The front of the house was retained, incorporating two good-sized bedrooms and the original hallway, but a new bedroom, bathroom and ensuite were added, featuring windows salvaged from the former lounge room, and contemporary picture rails bridging the old and new. The existing timber floors were also retained. At the base of the site, a simple bike shed eliminates the need for a garage, while a rear gate reveals a laneway with a netball ring for further play.

“This whole thing becomes an outdoor space in a tight site where the interior and the exterior work really well together,” Bright says.

At the heart of the house is the kitchen. Centrally positioned, it has no default island bench or dining table as per the standard response. Instead, the kitchen extends lengthways as part of a new boundary wall along the southern edge of the block, and contains a neat study nook at one end – replacing the need for a separate office – and a bench that juts out at the other – replacing a breakfast bar. This long space faces the courtyard, creating a camp kitchen aesthetic when the windows slide back.

“Georgina sits down one end and waves at the kids,” Bright laughs. “I like this sense of being connected but with separate spaces you can sneak away to.” Building so close to the block’s boundaries raised concerns about the effect on neighbours, and Bright was challenged to find innovative ways to minimise the impact while providing moments of sustainable spaciousness within the design.

“We liked the idea of these pop-ups or sun catchers,” she said. With their delightful, periscope appeal, there are three sun catchers that rise from the kitchen, living and dining rooms. The double-height pop-up volumes offset the lower ceiling heights, and perform an important job as solar chimneys, sucking up hot air during summer and releasing it via high louvre windows for cross ventilation.

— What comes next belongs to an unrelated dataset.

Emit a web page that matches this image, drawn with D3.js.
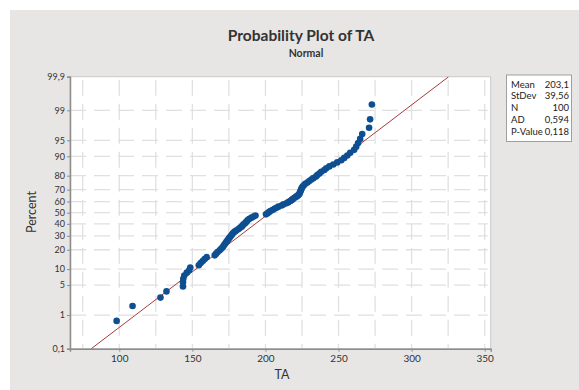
<!DOCTYPE html>
<html>
<head>
<meta charset="utf-8">
<script src="https://cdn.jsdelivr.net/npm/d3@7"></script>
<style>
  body { margin: 0; background: #fff; }
  svg { display: block; font-family: Lato, "Open Sans", sans-serif; }
</style>
</head>
<body>
<svg width="579" height="390"></svg>
<script>
// valeurs TA triées
const taValues = [
  98.2, 109.1, 128.2, 132.3, 143.6, 143.6, 143.8, 144.5, 146.2, 147.9,
  148.6, 154.4, 155.7, 157.1, 158.4, 159.8, 165.3, 166.3, 167.3, 168.7,
  169.7, 170.7, 171.4, 172.1, 172.8, 173.4, 174.1, 174.8, 175.5, 176.2,
  176.9, 177.5, 178.2, 179.2, 180.3, 181.6, 182.6, 183.7, 184.4, 185.0,
  186.1, 186.7, 187.4, 188.1, 189.1, 190.5, 191.9, 193.2, 200.4, 201.4,
  202.4, 203.4, 204.8, 206.2, 207.5, 208.9, 211.0, 212.3, 214.4, 215.7,
  217.1, 218.1, 219.1, 220.2, 221.5, 222.5, 223.2, 223.5, 223.9, 224.2,
  224.6, 224.9, 225.5, 226.3, 227.3, 228.7, 230.0, 231.4, 232.8, 234.6,
  235.5, 236.9, 238.2, 240.3, 241.6, 243.7, 246.4, 249.1, 251.9, 253.9,
  256.0, 258.0, 260.7, 262.1, 263.4, 264.8, 266.2, 270.9, 271.6, 272.8
];
const yTicks = [0.1, 1, 5, 10, 20, 30, 40, 50, 60, 70, 80, 90, 95, 99, 99.9];
const xTicks = [100, 150, 200, 250, 300, 350];
const xGrid = [75, 100, 125, 150, 175, 200, 225, 250, 275, 300, 325, 350];
const statLabels = ["Mean", "StDev", "N", "AD", "P-Value"];
const statValues = ["203,1", "39,56", "100", "0,594", "0,118"];
const fitMean = 203.1;
const fitSd = 39.56;

const svg = d3.select("svg");
const fmt = v => String(v).replace(".", ",");

// quantile de la loi normale (Acklam)
function probit(p) {
  const a = [-39.69683028665376, 220.9460984245205, -275.9285104469687, 138.3577518672690, -30.66479806614716, 2.506628277459239];
  const b = [-54.47609879822406, 161.5858368580409, -155.6989798598866, 66.80131188771972, -13.28068155288572];
  const c = [-0.007784894002430293, -0.3223964580411365, -2.400758277161838, -2.549732539343734, 4.374664141464968, 2.938163982698783];
  const d = [0.007784695709041462, 0.3224671290700398, 2.445134137142996, 3.754408661907416];
  const pl = 0.02425;
  let q, r;
  if (p < pl) {
    q = Math.sqrt(-2 * Math.log(p));
    return (((((c[0]*q+c[1])*q+c[2])*q+c[3])*q+c[4])*q+c[5]) / ((((d[0]*q+d[1])*q+d[2])*q+d[3])*q+1);
  }
  if (p > 1 - pl) {
    q = Math.sqrt(-2 * Math.log(1 - p));
    return -(((((c[0]*q+c[1])*q+c[2])*q+c[3])*q+c[4])*q+c[5]) / ((((d[0]*q+d[1])*q+d[2])*q+d[3])*q+1);
  }
  q = p - 0.5; r = q * q;
  return (((((a[0]*r+a[1])*r+a[2])*r+a[3])*r+a[4])*r+a[5])*q / (((((b[0]*r+b[1])*r+b[2])*r+b[3])*r+b[4])*r+1);
}

// fond
svg.append("rect").attr("x", 10).attr("y", 10).attr("width", 569).attr("height", 380).attr("fill", "#e7e6e4");

const pLeft = 70, pRight = 490.7, pTop = 76.7, pBottom = 348.7;
const zMax = probit(0.999);
const x = d3.scaleLinear().domain([66.3, 354.1]).range([pLeft, pRight]);
const y = d3.scaleLinear().domain([-zMax, zMax]).range([pBottom, pTop]);
const yp = p => y(probit(p / 100));

svg.append("rect").attr("x", pLeft).attr("y", pTop).attr("width", pRight - pLeft).attr("height", pBottom - pTop)
  .attr("fill", "#fff").attr("stroke", "#c9c9c9");

// grille
svg.append("g").selectAll("line").data(xGrid).enter().append("line")
  .attr("x1", d => x(d)).attr("x2", d => x(d)).attr("y1", pTop + 3).attr("y2", pBottom)
  .attr("stroke", "#e0e0e0").attr("stroke-width", 1.3).attr("stroke-dasharray", "16,8");
svg.append("g").selectAll("line").data(yTicks.slice(1, -1)).enter().append("line")
  .attr("x1", pLeft).attr("x2", pRight - 3).attr("y1", d => yp(d)).attr("y2", d => yp(d))
  .attr("stroke", "#e0e0e0").attr("stroke-width", 1.3).attr("stroke-dasharray", "16,8");

// axes
const yAxis = d3.axisLeft(y).tickValues(yTicks.map(p => probit(p / 100)))
  .tickFormat((d, i) => fmt(yTicks[i])).tickSize(3).tickPadding(2);
const gy = svg.append("g").attr("transform", `translate(${pLeft},0)`).call(yAxis);
const xAxis = d3.axisBottom(x).tickValues(xTicks).tickSize(3).tickPadding(3);
const gx = svg.append("g").attr("transform", `translate(0,${pBottom})`).call(xAxis);
[gx, gy].forEach(g => {
  g.select(".domain").attr("stroke", "#8c8c8c").attr("stroke-width", 1.5);
  g.selectAll(".tick line").attr("stroke", "#8c8c8c");
  g.selectAll("text").attr("fill", "#333").style("font-family", "Lato, sans-serif");
});
gy.selectAll("text").style("font-size", "9px");
gx.selectAll("text").style("font-size", "10px");

// droite ajustée
const zLine = [-zMax, zMax];
svg.append("clipPath").attr("id", "clip").append("rect")
  .attr("x", pLeft).attr("y", pTop).attr("width", pRight - pLeft).attr("height", pBottom - pTop);
svg.append("line").attr("clip-path", "url(#clip)")
  .attr("x1", x(fitMean + fitSd * zLine[0])).attr("y1", y(zLine[0]))
  .attr("x2", x(fitMean + fitSd * zLine[1])).attr("y2", y(zLine[1]))
  .attr("stroke", "#a83a3d").attr("stroke-width", 1);

// points (rangs médians)
const n = taValues.length;
svg.append("g").selectAll("circle").data(taValues).enter().append("circle")
  .attr("cx", d => x(d))
  .attr("cy", (d, i) => y(probit((i + 1 - 0.3) / (n + 0.4))))
  .attr("r", 3.3)
  .attr("fill", "#0d4f91");

// titres
svg.append("text").attr("x", 301).attr("y", 41).attr("text-anchor", "middle")
  .style("font-size", "15.5px").style("font-weight", 700).attr("fill", "#333").text("Probability Plot of TA");
svg.append("text").attr("x", 306).attr("y", 57).attr("text-anchor", "middle")
  .style("font-size", "10.5px").style("font-weight", 700).attr("fill", "#333").text("Normal");
svg.append("text").attr("transform", "translate(36,212) rotate(-90)").attr("text-anchor", "middle")
  .style("font-size", "12.5px").attr("fill", "#333").text("Percent");
svg.append("text").attr("x", 282).attr("y", 379).attr("text-anchor", "middle")
  .style("font-size", "12.5px").attr("fill", "#333").text("TA");

// boîte des statistiques
svg.append("rect").attr("x", 506.5).attr("y", 75).attr("width", 65).attr("height", 66.5)
  .attr("fill", "#fff").attr("stroke", "#a0a0a0");
const stats = svg.append("g").style("font-size", "9.5px").attr("fill", "#222");
stats.selectAll("text.lab").data(statLabels).enter().append("text").attr("class", "lab")
  .attr("x", 511).attr("y", (d, i) => 87.5 + i * 11.8).text(d => d);
stats.selectAll("text.val").data(statValues).enter().append("text").attr("class", "val")
  .attr("x", 569).attr("y", (d, i) => 87.5 + i * 11.8).attr("text-anchor", "end").text(d => d);
</script>
</body>
</html>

As the seasons grow cooler, the house responds accordingly. The sun penetrates deep inside the kitchen, living and dining rooms during winter, warming the floor slab and internal block walls for thermal mass. In the dining area, a sliding timber screen filters light that flickers across the floor, with deep eaves on a selection of other windows providing shading too.

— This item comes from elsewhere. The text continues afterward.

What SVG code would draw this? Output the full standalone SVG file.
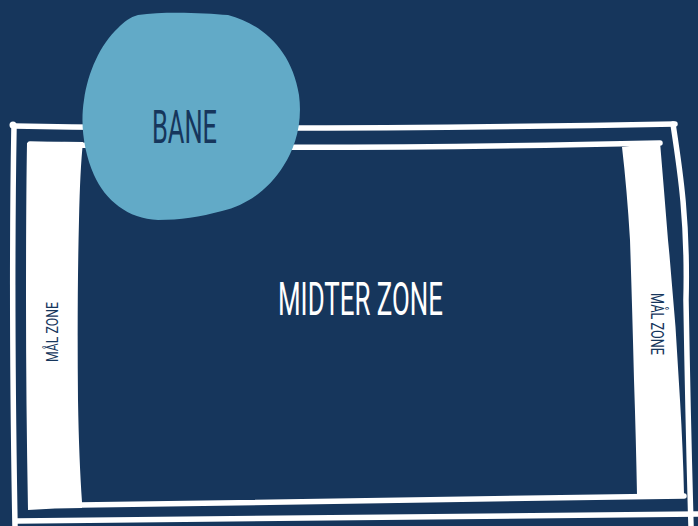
<svg xmlns="http://www.w3.org/2000/svg" width="698" height="526" viewBox="0 0 698 526">
  <style>
    .line { fill: none; stroke: #ffffff; stroke-width: 5.5; stroke-linecap: round; stroke-linejoin: round; }
    .zone { fill: #ffffff; }
    .lbl { font-family: Roboto, "Liberation Sans", sans-serif; font-weight: 400; }
    .dark { fill: #16365c; }
    .light { fill: #ffffff; }
  </style>
  <rect x="0" y="0" width="698" height="526" fill="#16365c"/>
  <g id="field">
    <!-- outer frame -->
    <path class="line" d="M 14,126 Q 300,131 675,124"/>
    <path class="line" d="M 14,126 Q 11,300 15,526"/>
    <path class="line" d="M 673,124 C 680,170 688,220 686,300 Q 688,420 691,526"/>
    <path class="line" d="M 17,521 Q 350,519 698,514"/>
    <circle cx="13" cy="125" r="3.5" fill="#ffffff"/>
    <!-- inner frame -->
    <path class="line" d="M 30,144 Q 300,151 660,143"/>
    <path class="line" d="M 80,505 Q 380,500 684,496"/>
    <!-- goal zones -->
    <path class="zone" d="M 27,143 Q 55,141 83,142 Q 80,170 79,220 Q 77,300 78,400 Q 79,460 82,502 L 82,508 Q 55,508 28,510 Q 26,400 26,300 Q 26,200 27,143 Z"/>
    <path class="zone" d="M 622,147 L 660,142 Q 664,190 668,240 Q 676,320 680,400 Q 683,450 684,494 Q 660,496 637,495 Q 636,440 634,380 Q 632,300 630,240 Q 627,190 622,147 Z"/>
  </g>
  <g id="bane">
    <path fill="#62aac7" d="M 138,15 C 165,11 205,13 228,15 C 262,24 292,50 299,95 C 303,125 294,150 284,165 C 270,188 248,205 222,211 C 200,217 180,220 158,220 C 128,219 105,200 94,175 C 84,152 80,125 84,100 C 88,72 100,45 118,28 C 124,22 130,17 138,15 Z"/>
    <text class="lbl dark" x="152" y="143" font-size="47" textLength="65" lengthAdjust="spacingAndGlyphs">BANE</text>
  </g>
  <g id="midter-zone">
    <text class="lbl light" x="278" y="315" font-size="46" textLength="165" lengthAdjust="spacingAndGlyphs">MIDTER ZONE</text>
  </g>
  <g id="maal-zone-left">
    <text class="lbl dark" transform="translate(58,362) rotate(-90)" x="0" y="0" font-size="17" font-weight="500" textLength="60" lengthAdjust="spacingAndGlyphs">MÅL ZONE</text>
  </g>
  <g id="maal-zone-right">
    <text class="lbl dark" transform="translate(651,293) rotate(90)" x="0" y="0" font-size="18" font-weight="500" textLength="62" lengthAdjust="spacingAndGlyphs">MÅL ZONE</text>
  </g>
</svg>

“You get all these lovely moments of sunlight coming through at different times of the day,” Bright says.

As the family moved eight times during the nine-month build, staying with friends and practising a minimalist lifestyle, it made the result more special and doubly worth the wait.

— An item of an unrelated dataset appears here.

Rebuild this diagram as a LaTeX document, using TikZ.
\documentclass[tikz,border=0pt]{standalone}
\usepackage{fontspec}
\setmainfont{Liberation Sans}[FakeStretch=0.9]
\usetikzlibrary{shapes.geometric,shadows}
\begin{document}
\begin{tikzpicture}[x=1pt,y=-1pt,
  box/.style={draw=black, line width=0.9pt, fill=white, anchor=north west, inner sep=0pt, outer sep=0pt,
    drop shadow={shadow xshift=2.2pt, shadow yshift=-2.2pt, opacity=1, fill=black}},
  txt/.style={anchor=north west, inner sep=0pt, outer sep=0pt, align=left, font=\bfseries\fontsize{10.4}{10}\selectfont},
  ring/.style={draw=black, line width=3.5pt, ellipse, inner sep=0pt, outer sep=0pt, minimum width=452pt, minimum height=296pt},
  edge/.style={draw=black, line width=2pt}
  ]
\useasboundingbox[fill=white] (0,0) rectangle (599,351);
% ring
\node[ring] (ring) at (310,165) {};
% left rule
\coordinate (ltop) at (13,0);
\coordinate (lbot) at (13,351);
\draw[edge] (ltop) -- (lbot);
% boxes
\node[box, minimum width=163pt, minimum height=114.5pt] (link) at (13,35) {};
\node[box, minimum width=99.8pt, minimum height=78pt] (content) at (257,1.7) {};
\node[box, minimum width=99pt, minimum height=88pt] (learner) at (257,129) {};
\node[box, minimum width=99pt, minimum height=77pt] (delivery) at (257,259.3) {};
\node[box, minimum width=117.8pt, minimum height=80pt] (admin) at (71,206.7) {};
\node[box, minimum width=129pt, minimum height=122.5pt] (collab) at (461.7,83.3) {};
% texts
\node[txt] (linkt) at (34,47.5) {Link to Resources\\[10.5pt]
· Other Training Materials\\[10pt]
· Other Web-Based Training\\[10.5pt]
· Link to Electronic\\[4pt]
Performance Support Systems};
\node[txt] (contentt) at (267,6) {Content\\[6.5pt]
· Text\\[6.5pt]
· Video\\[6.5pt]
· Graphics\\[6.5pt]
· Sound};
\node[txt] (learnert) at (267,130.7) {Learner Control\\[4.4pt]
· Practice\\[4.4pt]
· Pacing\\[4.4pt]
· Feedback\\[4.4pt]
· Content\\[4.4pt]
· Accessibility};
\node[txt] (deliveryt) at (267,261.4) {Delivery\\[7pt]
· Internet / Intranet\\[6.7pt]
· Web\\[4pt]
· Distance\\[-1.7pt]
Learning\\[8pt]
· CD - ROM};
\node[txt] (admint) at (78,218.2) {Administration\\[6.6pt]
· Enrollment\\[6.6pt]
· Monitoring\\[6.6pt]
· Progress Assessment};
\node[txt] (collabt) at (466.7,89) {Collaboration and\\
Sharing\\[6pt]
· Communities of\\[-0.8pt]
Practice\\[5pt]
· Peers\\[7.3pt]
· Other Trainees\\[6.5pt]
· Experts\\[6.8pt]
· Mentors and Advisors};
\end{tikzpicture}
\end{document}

“It was amazing coming in for the first time,” Georgina recalls. “It encourages shared space and I love our house now,” she said.

Specs

Architect
MAKE Architecture
makearchitecture.com.au

Builder
Basis Builders

Passive energy design
The extension runs hard along the southern boundary, maximising northern light, as well as offering a courtyard with good amenity. The kitchen, living and dining spaces are organised spatially around the courtyard so each area receives northern solar access and a connection externally. They also each have a double-height pop-up volume, with louvre windows to act as a thermal chimney, removing hot air whilst providing good natural ventilation. The deep window reveals and sliding timber screen provide summer shading to windows. In winter the sun can penetrate deep inside the kitchen, and living and dining room, warming the floor slab and internal block walls, which provide good thermal mass.

Materials
The materials selected were chosen for their durability and quality. The extension walls are concrete block (Pearl Grey Achitec honed and shot blast from Austral Masonry). Every fourth course alternates in the finish of the block as well as the height, adding texture to the solid wall. This is combined with lightweight walls clad in Design Pine shiplap cladding. The concrete slab is burnished with black oxide and finished with Resene Concrete Wax. The roof structure is exposed with plywood sheet ceiling internally, minimising the use of plasterboard where possible. The interiors are fairly restrained due to the expressed concrete block walls. The kitchen is an American oak timber veneer with a porcelain benchtop from Maximum in “Moon”. Paints are low-VOC. The roof sheeting is Zincalume and run-off is collected in a storage tank and used for the toilet.

Flooring
The existing house timber floor was retained and refinished with Bona Natural. The bathroom penny round tiles are from Academy Tiles.

Insulation
The roof is insulated with R2.5 Earthwool thermal insulation and sisalation. There’s bulk insulation to lightweight walls R2.0 Earthwool and sisalation, and foilboard insulation within double block cavity walls. The existing house has been fitted with new underfloor insulation reaching R1.5.

Glazing
Windows are painted Australian hardwood timber frames with Viridian low-E clear double-glazing and ‘Breezway’ louvre inserts.

Heating and cooling
Aside from the great natural ventilation provided by the fully operable glazing and high level louvres acting as a thermal chimney, the house also has evaporative cooling. In winter the kitchen, dining and living room slab and internal block walls receive sun, reducing the need for additional heating. The concrete floor has in-slab hydronic heating and the existing house has hydronic panels. The living room also has a wood fireplace – the Heatmaster A650 from Jetmaster.

Hot water system
The existing instantaneous gas hot water system was retained with a new hydronic furnace.

Water tanks
Rainwater is collected in an above-ground tank, which provides water for toilet flushing, washing machine and garden irrigation.

Lighting
The house uses low-energy LED lighting from ECC and feature lights from JSB Lighting and Hub Furniture.